Startups used to raise once every 18 months. Today, we joke in Startupland that a startup is never raising and always raising. The implication is the most sought after companies often receive offers, whether they are in market raising capital or not.
Take a moment to think through that statement with me. Venture capitalists and boards used to value a company every 18 months. Then, every 12 months. Now every 6 months or every 3 months some startups receive termsheets valuing their business. We, as an industry, are marking-to-market much more frequently than we used to.
If things continue as they are, the venture capital ecosystem will mimic the stock market, which marks companies to market every minute. Just kidding. I can’t see that happening for a number of reasons, but the trend is real: with more dollars to invest, the market is becoming much more liquid.
Access is the scarcest resource in Startupland, the access to buy shares of hypergrowth startups. At the same time, venture capital fundraising sets records each year. Facing scarce access to startups, but bountiful billions burning a hole in our wallets, investors are innovating.
The pre-emptive round started a few years ago. Excited about a business, and the company isn’t raising till next year? Research them ahead of their process and present them with a term sheet next week. Entice them to skip the process with a healthy forward multiple.

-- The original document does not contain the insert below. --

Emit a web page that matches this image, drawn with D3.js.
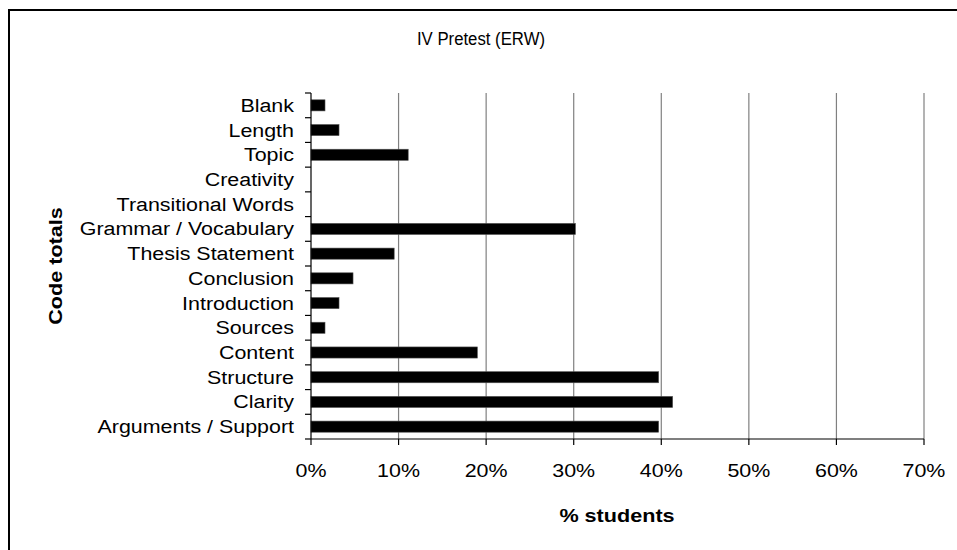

Then, secondary programs emerged. Facing 11 years to IPO rather than 4 years two decades ago, startup employees began clamoring for some liquidity as a company matured. Initially, these secondary sales were occasional transactions, but as demand swelled on the buy and sell sides, today many late stage companies provide liquidity on a regular basis empowering employees to swap shares for dollars with secondary buyers.
Next, the Special Purpose Acquisition Company boom. The recipe for a SPAC is just like baking a cake. Raise some dough, let it rest for bit while you hunt for an exciting company, fold an exciting startup into the mix, and once the baking soda has done its work, put the package in a hot oven (public market) and watch it rise.
The direct listing, another financial innovation, relies on by pre-emptive private rounds to eliminate the need for raising capital at IPO, while simultaneously assuaging concerns over fees and mispricing (the IPO pop phenomenon).
The most recent innovation: the venture capital index fund. Hedge funds have entered the market in 2020, participating in upwards of 60% of all transactions to create an index of mid-and-late stage venture capital.
30% more dollars exist today than 18 months ago. Technology companies are fueling much of the growth in key economies, but access to those businesses is limited. When you have a supply/demand imbalance like this one, the financial markets innovate to trade dollars for shares in creative ways.
There are second-order effects of these market dynamics. Valuations and round sizes have ballooned. Competition reinforces the importance of differentiation in the market. Venture capital funds, which used to raise every 3 years, now raise every 12-18 months to keep up with the pace of the game on the field. In the middle of the maelstrom, founders enjoy simpler and faster fundraising processes on better terms.
Stanley Druckenmiller once said, “It’s liquidity that moves markets.” The tsunami of cash in the private markets has hurtled the venture capital industry forward with at least five key innovations.